AIM => Quote the listing below in full and exactly as written, but omit every picture.

DATA =>
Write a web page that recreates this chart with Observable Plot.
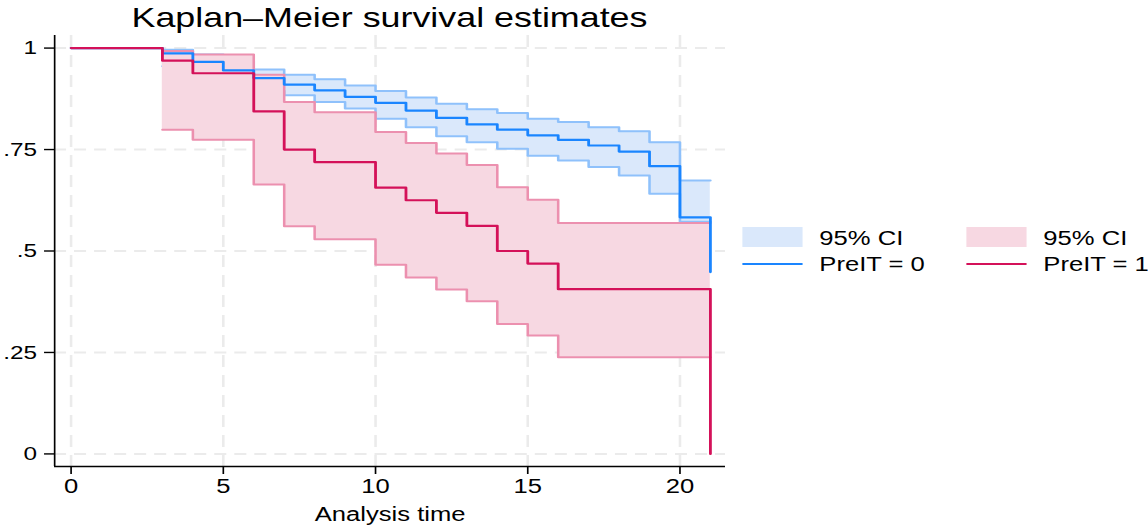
<!DOCTYPE html>
<html><head><meta charset="utf-8">
<script src="https://cdn.jsdelivr.net/npm/d3@7"></script>
<script src="https://cdn.jsdelivr.net/npm/@observablehq/plot@0.6"></script>
<style>
html,body{margin:0;padding:0;background:#fff;overflow:hidden;}
#wrap{position:relative;width:897px;height:525px;transform:scaleX(1.28);transform-origin:0 0;font-family:"Liberation Sans",Arial,sans-serif;}
#title{position:absolute;left:42.2px;width:524.2px;top:3.5px;text-align:center;font-size:28px;line-height:28px;color:#000;white-space:nowrap;}
.lg{position:absolute;font-size:20px;line-height:20px;color:#000;white-space:nowrap;}
.sw{position:absolute;}
#chart{position:absolute;left:0;top:0;}
</style></head><body>
<div id="wrap"><div id="title">Kaplan–Meier survival estimates</div><div id="chart"></div></div>
<script>
// ---- data ----
const timesBlue = [0, 3, 4, 5, 6, 7, 8, 9, 10, 11, 12, 13, 14, 15, 16, 17, 18, 19, 20, 21];
const survBlue  = [1, 0.987, 0.966, 0.945, 0.926, 0.910, 0.896, 0.880, 0.865, 0.846, 0.828, 0.812, 0.799, 0.785, 0.774, 0.760, 0.745, 0.709, 0.583, 0.448];
const ciTimesBlue = [3, 4, 5, 6, 7, 8, 9, 10, 11, 12, 13, 14, 15, 16, 17, 18, 19, 20, 21];
const upperBlue = [0.996, 0.984, 0.970, 0.947, 0.934, 0.923, 0.908, 0.894, 0.878, 0.863, 0.849, 0.840, 0.826, 0.818, 0.805, 0.795, 0.768, 0.674, 0.674];
const lowerBlue = [0.955, 0.935, 0.912, 0.895, 0.884, 0.867, 0.851, 0.826, 0.805, 0.783, 0.768, 0.752, 0.735, 0.723, 0.707, 0.686, 0.641, 0.572, 0.572];

const timesRed = [0, 3, 4, 6, 7, 8, 10, 11, 12, 13, 14, 15, 16, 21];
const survRed  = [1, 0.969, 0.938, 0.844, 0.750, 0.719, 0.656, 0.625, 0.594, 0.562, 0.500, 0.469, 0.406, 0];
const ciTimesRed = [3, 4, 6, 7, 8, 10, 11, 12, 13, 14, 15, 16, 21];
const upperRed = [0.993, 0.984, 0.934, 0.867, 0.842, 0.793, 0.766, 0.740, 0.712, 0.657, 0.626, 0.569, 0.569];
const lowerRed = [0.799, 0.774, 0.664, 0.561, 0.529, 0.466, 0.435, 0.405, 0.376, 0.320, 0.292, 0.238, 0.238];

const xTicks = [0, 5, 10, 15, 20];
const xTickLabels = ["0", "5", "10", "15", "20"];
const yTicks = [0, 0.25, 0.5, 0.75, 1];
const yTickLabels = ["0", ".25", ".5", ".75", "1"];

const seriesNames = ["PreIT = 0", "PreIT = 1"];
const ciLabel = "95% CI";
const xLabel = "Analysis time";

// ---- build tables ----
const blue = timesBlue.map((t, i) => ({t, s: survBlue[i]}));
const red = timesRed.map((t, i) => ({t, s: survRed[i]}));
const blueCI = ciTimesBlue.map((t, i) => ({t, hi: upperBlue[i], lo: lowerBlue[i]}));
const redCI = ciTimesRed.map((t, i) => ({t, hi: upperRed[i], lo: lowerRed[i]}));

const W = 897, H = 525;
const xDom = [-0.54, 21.5], yDom = [-0.031, 1.031];
const cBlue = "#1a85ff", cRed = "#d41159";
const fBlue = "#dae8fb", fRed = "#f7d8e2";
const oBlue = "#8fc1fb", oRed = "#ec90af";
const gridStyle = {stroke: "#ebebeb", strokeOpacity: 1, strokeWidth: 2};

const chart = Plot.plot({
  width: W, height: H,
  marginLeft: 42.2, marginRight: W - 566.4, marginTop: 35, marginBottom: H - 466,
  style: {fontFamily: "Liberation Sans, Arial, sans-serif", background: "transparent", color: "#000"},
  x: {domain: xDom},
  y: {domain: yDom},
  marks: [
    Plot.gridX(xTicks, {...gridStyle, strokeDasharray: "12,8"}),
    Plot.gridY(yTicks, {...gridStyle, strokeDasharray: "9.4,6.25"}),
    Plot.areaY(blueCI, {x: "t", y1: "lo", y2: "hi", curve: "step-after", fill: fBlue}),
    Plot.line(blueCI, {x: "t", y: "hi", curve: "step-after", stroke: oBlue, strokeWidth: 2}),
    Plot.line(blueCI, {x: "t", y: "lo", curve: "step-after", stroke: oBlue, strokeWidth: 2}),
    Plot.areaY(redCI, {x: "t", y1: "lo", y2: "hi", curve: "step-after", fill: fRed}),
    Plot.line(redCI, {x: "t", y: "hi", curve: "step-after", stroke: oRed, strokeWidth: 2}),
    Plot.line(redCI, {x: "t", y: "lo", curve: "step-after", stroke: oRed, strokeWidth: 2}),
    Plot.line(blue, {x: "t", y: "s", curve: "step-after", stroke: cBlue, strokeWidth: 2.2}),
    Plot.line(red, {x: "t", y: "s", curve: "step-after", stroke: cRed, strokeWidth: 2.2}),
    Plot.ruleX([xDom[0]], {stroke: "#000", strokeWidth: 1.3}),
    Plot.ruleY([yDom[0]], {stroke: "#000", strokeWidth: 1.4}),
    Plot.axisX(xTicks, {tickSize: 8, tickPadding: 4, fontSize: 20, label: null, strokeWidth: 1.3,
      tickFormat: d => xTickLabels[xTicks.indexOf(d)]}),
    Plot.axisY(yTicks, {tickSize: 7.8, tickPadding: 6, fontSize: 19, label: null, strokeWidth: 1.4,
      tickFormat: d => yTickLabels[yTicks.indexOf(d)]}),
    Plot.text([xLabel], {frameAnchor: "bottom", lineAnchor: "middle", dy: 48, fontSize: 20, fill: "#000"})
  ]
});
document.getElementById("chart").appendChild(chart);

// ---- legend ----
const wrap = document.getElementById("wrap");
function add(cls, css, text) {
  const d = document.createElement("div");
  d.className = cls;
  Object.assign(d.style, css);
  if (text != null) d.textContent = text;
  wrap.appendChild(d);
}
const cols = [{sw: 580.2, tx: 640.1, fill: fBlue, line: cBlue, name: seriesNames[0]},
              {sw: 755.2, tx: 815.1, fill: fRed, line: cRed, name: seriesNames[1]}];
for (const c of cols) {
  add("sw", {left: c.sw + "px", top: "226.7px", width: "46.9px", height: "20px", background: c.fill});
  add("lg", {left: c.tx + "px", top: "227.5px"}, ciLabel);
  add("sw", {left: c.sw + "px", top: "263.2px", width: "46.9px", height: "2px", background: c.line});
  add("lg", {left: c.tx + "px", top: "254px"}, c.name);
}
</script>
</body></html>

REPLY TO THE EXERCISE =>
Write a web page that recreates this chart with Observable Plot.
<!DOCTYPE html>
<html><head><meta charset="utf-8">
<script src="https://cdn.jsdelivr.net/npm/d3@7"></script>
<script src="https://cdn.jsdelivr.net/npm/@observablehq/plot@0.6"></script>
<style>
html,body{margin:0;padding:0;background:#fff;overflow:hidden;}
#wrap{position:relative;width:897px;height:525px;transform:scaleX(1.28);transform-origin:0 0;font-family:"Liberation Sans",Arial,sans-serif;}
#title{position:absolute;left:42.2px;width:524.2px;top:3.5px;text-align:center;font-size:28px;line-height:28px;color:#000;white-space:nowrap;}
.lg{position:absolute;font-size:20px;line-height:20px;color:#000;white-space:nowrap;}
.sw{position:absolute;}
#chart{position:absolute;left:0;top:0;}
</style></head><body>
<div id="wrap"><div id="title">Kaplan–Meier survival estimates</div><div id="chart"></div></div>
<script>
// ---- data ----
const timesBlue = [0, 3, 4, 5, 6, 7, 8, 9, 10, 11, 12, 13, 14, 15, 16, 17, 18, 19, 20, 21];
const survBlue  = [1, 0.987, 0.966, 0.945, 0.926, 0.910, 0.896, 0.880, 0.865, 0.846, 0.828, 0.812, 0.799, 0.785, 0.774, 0.760, 0.745, 0.709, 0.583, 0.448];
const ciTimesBlue = [3, 4, 5, 6, 7, 8, 9, 10, 11, 12, 13, 14, 15, 16, 17, 18, 19, 20, 21];
const upperBlue = [0.996, 0.984, 0.970, 0.947, 0.934, 0.923, 0.908, 0.894, 0.878, 0.863, 0.849, 0.840, 0.826, 0.818, 0.805, 0.795, 0.768, 0.674, 0.674];
const lowerBlue = [0.955, 0.935, 0.912, 0.895, 0.884, 0.867, 0.851, 0.826, 0.805, 0.783, 0.768, 0.752, 0.735, 0.723, 0.707, 0.686, 0.641, 0.572, 0.572];

const timesRed = [0, 3, 4, 6, 7, 8, 10, 11, 12, 13, 14, 15, 16, 21];
const survRed  = [1, 0.969, 0.938, 0.844, 0.750, 0.719, 0.656, 0.625, 0.594, 0.562, 0.500, 0.469, 0.406, 0];
const ciTimesRed = [3, 4, 6, 7, 8, 10, 11, 12, 13, 14, 15, 16, 21];
const upperRed = [0.993, 0.984, 0.934, 0.867, 0.842, 0.793, 0.766, 0.740, 0.712, 0.657, 0.626, 0.569, 0.569];
const lowerRed = [0.799, 0.774, 0.664, 0.561, 0.529, 0.466, 0.435, 0.405, 0.376, 0.320, 0.292, 0.238, 0.238];

const xTicks = [0, 5, 10, 15, 20];
const xTickLabels = ["0", "5", "10", "15", "20"];
const yTicks = [0, 0.25, 0.5, 0.75, 1];
const yTickLabels = ["0", ".25", ".5", ".75", "1"];

const seriesNames = ["PreIT = 0", "PreIT = 1"];
const ciLabel = "95% CI";
const xLabel = "Analysis time";

// ---- build tables ----
const blue = timesBlue.map((t, i) => ({t, s: survBlue[i]}));
const red = timesRed.map((t, i) => ({t, s: survRed[i]}));
const blueCI = ciTimesBlue.map((t, i) => ({t, hi: upperBlue[i], lo: lowerBlue[i]}));
const redCI = ciTimesRed.map((t, i) => ({t, hi: upperRed[i], lo: lowerRed[i]}));

const W = 897, H = 525;
const xDom = [-0.54, 21.5], yDom = [-0.031, 1.031];
const cBlue = "#1a85ff", cRed = "#d41159";
const fBlue = "#dae8fb", fRed = "#f7d8e2";
const oBlue = "#8fc1fb", oRed = "#ec90af";
const gridStyle = {stroke: "#ebebeb", strokeOpacity: 1, strokeWidth: 2};

const chart = Plot.plot({
  width: W, height: H,
  marginLeft: 42.2, marginRight: W - 566.4, marginTop: 35, marginBottom: H - 466,
  style: {fontFamily: "Liberation Sans, Arial, sans-serif", background: "transparent", color: "#000"},
  x: {domain: xDom},
  y: {domain: yDom},
  marks: [
    Plot.gridX(xTicks, {...gridStyle, strokeDasharray: "12,8"}),
    Plot.gridY(yTicks, {...gridStyle, strokeDasharray: "9.4,6.25"}),
    Plot.areaY(blueCI, {x: "t", y1: "lo", y2: "hi", curve: "step-after", fill: fBlue}),
    Plot.line(blueCI, {x: "t", y: "hi", curve: "step-after", stroke: oBlue, strokeWidth: 2}),
    Plot.line(blueCI, {x: "t", y: "lo", curve: "step-after", stroke: oBlue, strokeWidth: 2}),
    Plot.areaY(redCI, {x: "t", y1: "lo", y2: "hi", curve: "step-after", fill: fRed}),
    Plot.line(redCI, {x: "t", y: "hi", curve: "step-after", stroke: oRed, strokeWidth: 2}),
    Plot.line(redCI, {x: "t", y: "lo", curve: "step-after", stroke: oRed, strokeWidth: 2}),
    Plot.line(blue, {x: "t", y: "s", curve: "step-after", stroke: cBlue, strokeWidth: 2.2}),
    Plot.line(red, {x: "t", y: "s", curve: "step-after", stroke: cRed, strokeWidth: 2.2}),
    Plot.ruleX([xDom[0]], {stroke: "#000", strokeWidth: 1.3}),
    Plot.ruleY([yDom[0]], {stroke: "#000", strokeWidth: 1.4}),
    Plot.axisX(xTicks, {tickSize: 8, tickPadding: 4, fontSize: 20, label: null, strokeWidth: 1.3,
      tickFormat: d => xTickLabels[xTicks.indexOf(d)]}),
    Plot.axisY(yTicks, {tickSize: 7.8, tickPadding: 6, fontSize: 19, label: null, strokeWidth: 1.4,
      tickFormat: d => yTickLabels[yTicks.indexOf(d)]}),
    Plot.text([xLabel], {frameAnchor: "bottom", lineAnchor: "middle", dy: 48, fontSize: 20, fill: "#000"})
  ]
});
document.getElementById("chart").appendChild(chart);

// ---- legend ----
const wrap = document.getElementById("wrap");
function add(cls, css, text) {
  const d = document.createElement("div");
  d.className = cls;
  Object.assign(d.style, css);
  if (text != null) d.textContent = text;
  wrap.appendChild(d);
}
const cols = [{sw: 580.2, tx: 640.1, fill: fBlue, line: cBlue, name: seriesNames[0]},
              {sw: 755.2, tx: 815.1, fill: fRed, line: cRed, name: seriesNames[1]}];
for (const c of cols) {
  add("sw", {left: c.sw + "px", top: "226.7px", width: "46.9px", height: "20px", background: c.fill});
  add("lg", {left: c.tx + "px", top: "227.5px"}, ciLabel);
  add("sw", {left: c.sw + "px", top: "263.2px", width: "46.9px", height: "2px", background: c.line});
  add("lg", {left: c.tx + "px", top: "254px"}, c.name);
}
</script>
</body></html>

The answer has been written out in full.